Дружеская встреча с другим московским структуралистом, Борисом Успенским, на конференции в Беркли («Христианство у восточных славян», 1988), имела и смешную сторону. Мы повезли его на Берклийские горы, чтобы показать вид на Сан-Франциско. Рядом с планетарием стоит большой телескоп, в который Успенскому захотелось посмотреть. На его черном пиджаке продолжал висеть „беджик“ с фамилией, и, прочитав ее, собравшиеся около телескопа студенты начали шушукаться между собою. Алик сказал им: «Да, да, это тот самый Успенский» – и они, думая, что перед ними теософ и мистик Петр Успенский, стали расспрашивать Бориса Андреевича о Гурджиеве. Алик объяснил ему ситуацию и посоветовал подыграть[538].
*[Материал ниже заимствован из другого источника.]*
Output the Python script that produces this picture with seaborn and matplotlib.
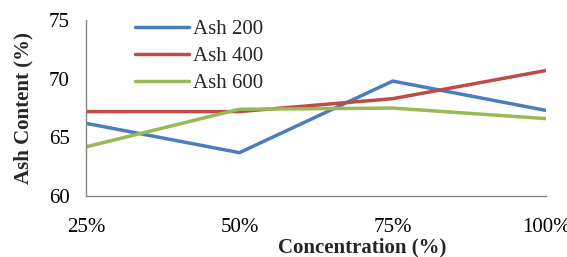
import matplotlib
matplotlib.use("Agg")
import matplotlib.pyplot as plt
import seaborn as sns
import pandas as pd

categories = ["25%", "50%", "75%", "100%"]
ash_200 = [66.2, 63.7, 69.8, 67.3]
ash_400 = [67.2, 67.2, 68.3, 70.7]
ash_600 = [64.2, 67.4, 67.5, 66.6]
series_names = ["Ash 200", "Ash 400", "Ash 600"]
colors = ["#4a7ebb", "#be4b48", "#98b954"]

rows = []
for name, vals in zip(series_names, [ash_200, ash_400, ash_600]):
    for i, (c, v) in enumerate(zip(categories, vals)):
        rows.append({"x": i, "cat": c, "value": v, "series": name})
df = pd.DataFrame(rows)

sns.set_style("white")
plt.rcParams["font.family"] = ["Liberation Serif", "DejaVu Serif"]

fs = 15
fig = plt.figure(figsize=(5.67, 2.57), dpi=100)
ax = fig.add_axes([0.152, 0.237, 0.811, 0.685])
sns.lineplot(data=df, x="x", y="value", hue="series", palette=colors,
             linewidth=2.5, ax=ax, legend=True)

ax.set_xlim(0, 3)
ax.set_ylim(60, 75)
ax.set_yticks([60, 65, 70, 75])
ax.set_xticks(range(len(categories)))
ax.set_xticklabels(categories)
ax.tick_params(axis="both", labelsize=fs, colors="black", length=5,
               color="#868686", direction="out", width=1)
ax.tick_params(axis="x", pad=11)
ax.tick_params(axis="y", pad=7)
for s in ["top", "right"]:
    ax.spines[s].set_visible(False)
for s in ["left", "bottom"]:
    ax.spines[s].set_color("#868686")
    ax.spines[s].set_linewidth(1)

ax.set_ylabel("Ash Content (%)", fontsize=fs, fontweight="bold")
ax.set_xlabel("Concentration (%)", fontsize=fs, fontweight="bold")
ax.xaxis.set_label_coords((362 - 86) / 460, -0.235)
ax.yaxis.set_label_coords(-0.115, 0.5)

leg = ax.legend(loc="upper left", bbox_to_anchor=(0.088, 1.05), frameon=False,
                fontsize=fs, handlelength=2.6, handletextpad=0.2,
                labelspacing=0.35, borderaxespad=0)

fig.savefig("out.png", dpi=100)
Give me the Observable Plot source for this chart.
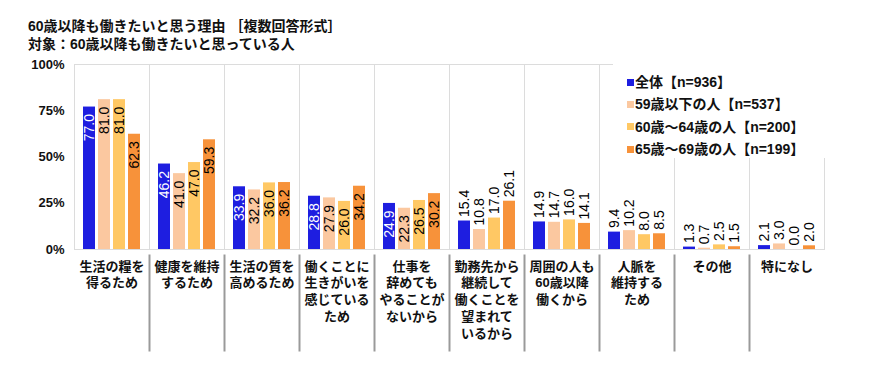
<!DOCTYPE html>
<html><head><meta charset="utf-8">
<script src="https://cdn.jsdelivr.net/npm/d3@7"></script>
<script src="https://cdn.jsdelivr.net/npm/@observablehq/plot@0.6"></script>
<style>
body{margin:0;background:#fff;}
#wrap{position:relative;width:870px;height:379px;font-family:"Liberation Sans","Noto Sans CJK JP",sans-serif;color:#111;}
#title{position:absolute;left:28px;top:17px;font-size:14px;font-weight:bold;line-height:18px;white-space:nowrap;}
#chart{position:absolute;left:0;top:0;}
#legend{position:absolute;left:613px;top:63px;width:212px;height:95px;background:#fff;box-sizing:border-box;padding:8px 0 0 14px;}
.item{height:22.3px;line-height:22.3px;font-size:14px;font-weight:bold;white-space:nowrap;}
.sw{display:inline-block;width:7px;height:7px;margin-right:1px;vertical-align:middle;position:relative;top:-1px;}
</style></head>
<body>
<div id="wrap">
  <div id="chart"></div>
  <div id="title"><div>60歳以降も働きたいと思う理由 ［複数回答形式］</div><div>対象：60歳以降も働きたいと思っている人</div></div>
  <div id="legend"></div>
</div>
<script>
const categories = ["生活の糧を得るため","健康を維持するため","生活の質を高めるため","働くことに生きがいを感じているため","仕事を辞めてもやることがないから","勤務先から継続して働くことを望まれているから","周囲の人も60歳以降働くから","人脈を維持するため","その他","特になし"];
const categoryLabels = ["生活の糧を\n得るため","健康を維持\nするため","生活の質を\n高めるため","働くことに\n生きがいを\n感じている\nため","仕事を\n辞めても\nやることが\nないから","勤務先から\n継続して\n働くことを\n望まれて\nいるから","周囲の人も\n60歳以降\n働くから","人脈を\n維持する\nため","その他","特になし"];
const seriesNames = ["全体【n=936】","59歳以下の人【n=537】","60歳～64歳の人【n=200】","65歳～69歳の人【n=199】"];
const seriesColors = ["#1E1EE0","#FBC8A0","#FFC864","#F7923A"];
const valuesAll  = [77.0, 46.2, 33.9, 28.8, 24.9, 15.4, 14.9, 9.4, 1.3, 2.1];
const values59   = [81.0, 41.0, 32.2, 27.9, 22.3, 10.8, 14.7, 10.2, 0.7, 3.0];
const values6064 = [81.0, 47.0, 36.0, 26.0, 26.5, 17.0, 16.0, 8.0, 2.5, 0.0];
const values6569 = [62.3, 59.3, 36.2, 34.2, 30.2, 26.1, 14.1, 8.5, 1.5, 2.0];
const yTicks = [0, 25, 50, 75, 100];

const seriesValues = [valuesAll, values59, values6064, values6569];
const rows = categories.flatMap((c, i) => seriesNames.map((s, j) => ({cat: c, series: s, value: seriesValues[j][i], ci: i, si: j})));
const labelMap = new Map(categories.map((c, i) => [c, categoryLabels[i]]));
const insideGroups = 5;
const font = '"Liberation Sans","Noto Sans CJK JP",sans-serif';

const plot = Plot.plot({
  width: 870, height: 379,
  marginTop: 64, marginBottom: 130, marginLeft: 72, marginRight: 45,
  style: {fontFamily: font, fontSize: "13px", color: "#111", background: "transparent"},
  fx: {domain: categories, padding: 0, label: null},
  x: {domain: seriesNames, paddingInner: 0.19, paddingOuter: 0.45, axis: null},
  y: {domain: [0, 100], label: null},
  color: {domain: seriesNames, range: seriesColors},
  marks: [
    Plot.frame({stroke: "#dcdcdc"}),
    ...categories.slice(1).map(c => Plot.frame({fx: c, anchor: "left", stroke: "#9a9a9a", strokeWidth: 2, strokeOpacity: 1, insetTop: 191, insetBottom: -101})),
    Plot.barY(rows, {fx: "cat", x: "series", y: "value", fill: "series"}),
    Plot.text(rows.filter(d => d.ci < insideGroups && d.si === 0), {fx: "cat", x: "series", y: "value", text: d => d.value.toFixed(1), rotate: -90, textAnchor: "end", dy: 7, fill: "white", fontSize: 14}),
    Plot.text(rows.filter(d => d.ci < insideGroups && d.si > 0), {fx: "cat", x: "series", y: "value", text: d => d.value.toFixed(1), rotate: -90, textAnchor: "end", dy: 7, fill: "black", fontSize: 14}),
    Plot.text(rows.filter(d => d.ci >= insideGroups), {fx: "cat", x: "series", y: "value", text: d => d.value.toFixed(1), rotate: -90, textAnchor: "start", dy: -4, fill: "black", fontSize: 14}),
    Plot.axisY({ticks: yTicks, tickFormat: d => d + "%", tickSize: 0, tickPadding: 10, fontWeight: "bold", fontSize: 13, label: null}),
    Plot.axisFx({anchor: "bottom", tickFormat: c => labelMap.get(c), tickSize: 0, tickPadding: 9, fontWeight: "bold", fontSize: 13, lineHeight: 1.3, label: null})
  ]
});
document.getElementById("chart").appendChild(plot);

const legend = d3.select("#legend");
seriesNames.forEach((s, i) => {
  const it = legend.append("div").attr("class", "item");
  it.append("span").attr("class", "sw").style("background", seriesColors[i]);
  it.append("span").text(s);
});
</script>
</body></html>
Незадолго до конца советской власти я сумела пригласить в USC Мариэтту Чудакову, с которой Алик дружил в Москве. Помимо профессиональных, у нее имелись ко мне и другие просьбы: главной была – устроить ей встречу с американским архитектором для постройки нового здания Ленинской библиотеки (шли разговоры о том, что она может стать ее директором). Опять же по воле случая я была знакома с Фрэнком Гери; тогда он был еще не так знаменит, как теперь[539]. И я сумела заинтересовать его этим проектом; он пригласил нас в свою студию в Санта-Монике и показал среди прочего макет Концертного зала имени Уолта Диснея, который был построен в 2003 году. Это мое любимое здание в Лос-Анджелесе; оно имеет форму огромных стальных парусов, похожих в то же время на волны. В его гранях, одновременно текучих и угловатых, причудливо изогнутых, отражается не менее изогнутая окружающая местность. Между отдельными блоками есть проходы, по которым можно гулять.
Френк Гери. Disney Hall. Лос-Анджелес
Для встречи с Гери Мариэтта, очень плохо знавшая английский язык, сумела собрать свои знания воедино, чтобы объяснить ему свой замысел: мне лишь иногда приходилось переводить. Вела она себя деловито, а он явно был увлечен – не понимая, что его деконструктивистский стиль в Москве немыслим. Понимала ли это Мариэтта, я не знаю. Во всяком случае, она вышла из его студии довольной. Правда, больше они не встречались.